Key Points
- •Dispute between YZi Labs and 10X Capital over BNB management affects stock prices.
- •CZ's family office demands increased transparency and strategic adherence.
- •Potential governance restructure urged amid conflict.
YZi Labs, a key shareholder in CEA Industries, has issued a formal notice to 10X Capital, a significant asset manager, regarding alleged mismanagement of BNB reserves. This dispute has cast a shadow over stock market sentiment globally.
The conflict highlights the critical importance of transparency in cryptocurrency treasury management and robust governance practices. Market reactions in both BNC and BNB prices reflect the sensitivity of these assets to such disputes.
Details of the Dispute
YZi Labs, identified as a major shareholder, has formally communicated its concerns to 10X Capital Asset Management concerning the handling of BNB treasury assets. The core of the disagreement lies in allegations of mismanagement and a lack of transparency, prompting YZi Labs to demand corrective actions from 10X Capital. According to YZi Labs, "We demand that 10X provide written confirmation by December 5, 2025, that it will comply with the BNB Treasury Strategy as represented to PIPE investors and that it has not improperly disposed of BNB assets."
Prominent figures such as Hans Thomas and David Namdar are involved in this situation, with YZi Labs actively pushing for strict adherence to the BNB Treasury Strategy. The firm has also contested intentions to shift holdings to Solana, indicating significant strategic disagreements between the parties.
Market Impact and Governance Implications
The ongoing conflict has demonstrably led to a decline in the stock price of BNC and a reduction in BNB's market value. These movements are indicative of broader market reactions to governance disputes within the cryptocurrency sector. The financial implications are substantial, with a $500 million investment facing potential reallocation due to the unresolved issues. YZi Labs' demand for enhanced transparency signals significant ramifications for BNC's governance structure and its overall investor relations.

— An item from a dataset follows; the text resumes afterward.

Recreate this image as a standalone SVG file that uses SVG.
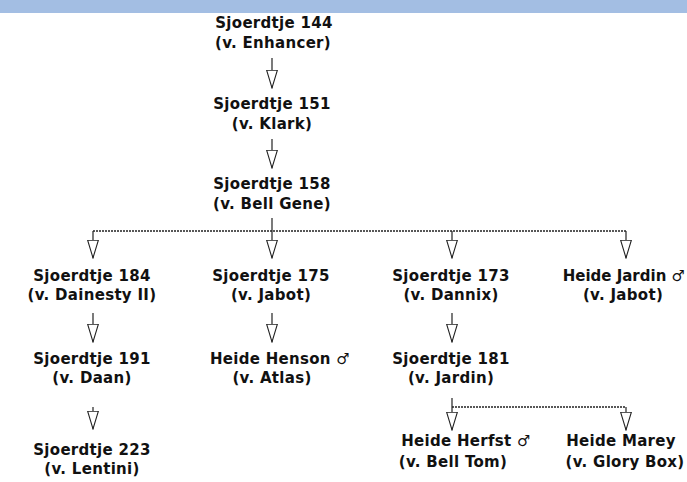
<svg xmlns="http://www.w3.org/2000/svg" width="687" height="482" viewBox="0 0 687 482">
<style>
.t{font-family:"DejaVu Sans","Liberation Sans",sans-serif;font-weight:bold;font-size:15px;letter-spacing:0.3px;text-anchor:middle;fill:#111}
.c{stroke:#222;stroke-width:1.2;fill:none}
.bus{stroke:#222;stroke-width:1.5;fill:none;stroke-dasharray:2 1}
</style>
<defs>
<marker id="ah" markerUnits="userSpaceOnUse" viewBox="0 0 12 19" refX="6" refY="18.5" markerWidth="12" markerHeight="19" orient="0">
<path d="M0.6,0.6 H11.4 L6,18.4 Z" fill="#fff" stroke="#222" stroke-width="1.1"/>
</marker>
</defs>
<rect x="0" y="0" width="687" height="13" fill="#a3bee3"/>
<g id="connectors">
<path class="c" d="M272,58 V88" marker-end="url(#ah)"/>
<path class="c" d="M272,139 V168" marker-end="url(#ah)"/>
<path class="c" d="M272,218 V258" marker-end="url(#ah)"/>
<path class="bus" d="M93,231 H626"/>
<path class="c" d="M93,231 V258" marker-end="url(#ah)"/>
<path class="c" d="M452,231 V258" marker-end="url(#ah)"/>
<path class="c" d="M626,231 V258" marker-end="url(#ah)"/>
<path class="c" d="M93,313 V342" marker-end="url(#ah)"/>
<path class="c" d="M272,313 V342" marker-end="url(#ah)"/>
<path class="c" d="M452,313 V342" marker-end="url(#ah)"/>
<path class="c" d="M93,407 V429" marker-end="url(#ah)"/>
<path class="c" d="M452,398 V430" marker-end="url(#ah)"/>
<path class="bus" d="M452,407 H626"/>
<path class="c" d="M626,407 V430" marker-end="url(#ah)"/>
</g>
<g id="n144"><text class="t" x="274" y="28">Sjoerdtje 144</text><text class="t" x="273" y="48">(v. Enhancer)</text></g>
<g id="n151"><text class="t" x="272" y="109">Sjoerdtje 151</text><text class="t" x="272" y="129">(v. Klark)</text></g>
<g id="n158"><text class="t" x="272" y="189">Sjoerdtje 158</text><text class="t" x="272" y="209">(v. Bell Gene)</text></g>
<g id="n184"><text class="t" x="92" y="281">Sjoerdtje 184</text><text class="t" x="92" y="300">(v. Dainesty II)</text></g>
<g id="n175"><text class="t" x="271" y="281">Sjoerdtje 175</text><text class="t" x="271" y="300">(v. Jabot)</text></g>
<g id="n173"><text class="t" x="451" y="281">Sjoerdtje 173</text><text class="t" x="451" y="300">(v. Dannix)</text></g>
<g id="nJardin"><text class="t" x="685" y="281" style="text-anchor:end;letter-spacing:0">Heide Jardin ♂</text><text class="t" x="623" y="300">(v. Jabot)</text></g>
<g id="n191"><text class="t" x="92" y="364">Sjoerdtje 191</text><text class="t" x="92" y="383">(v. Daan)</text></g>
<g id="nHenson"><text class="t" x="280" y="364">Heide Henson ♂</text><text class="t" x="272" y="383">(v. Atlas)</text></g>
<g id="n181"><text class="t" x="451" y="364">Sjoerdtje 181</text><text class="t" x="451" y="383">(v. Jardin)</text></g>
<g id="n223"><text class="t" x="92" y="455">Sjoerdtje 223</text><text class="t" x="92" y="474">(v. Lentini)</text></g>
<g id="nHerfst"><text class="t" x="466" y="446">Heide Herfst ♂</text><text class="t" x="453" y="467">(v. Bell Tom)</text></g>
<g id="nMarey"><text class="t" x="621" y="446">Heide Marey</text><text class="t" x="625" y="467">(v. Glory Box)</text></g>
</svg>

Past disputes involving other Digital Asset Treasury companies have underscored the inherent financial risks associated with such situations. The current call for an expansion of the board of directors suggests a potential shift in strategic oversight and decision-making processes. Experts in the field suggest that such conflicts could lead to increased regulatory scrutiny and prompt technological advancements in asset management processes. Historical trends in the industry indicate a recurring pattern of moves toward improved transparency and stronger governance structures in response to these types of conflicts.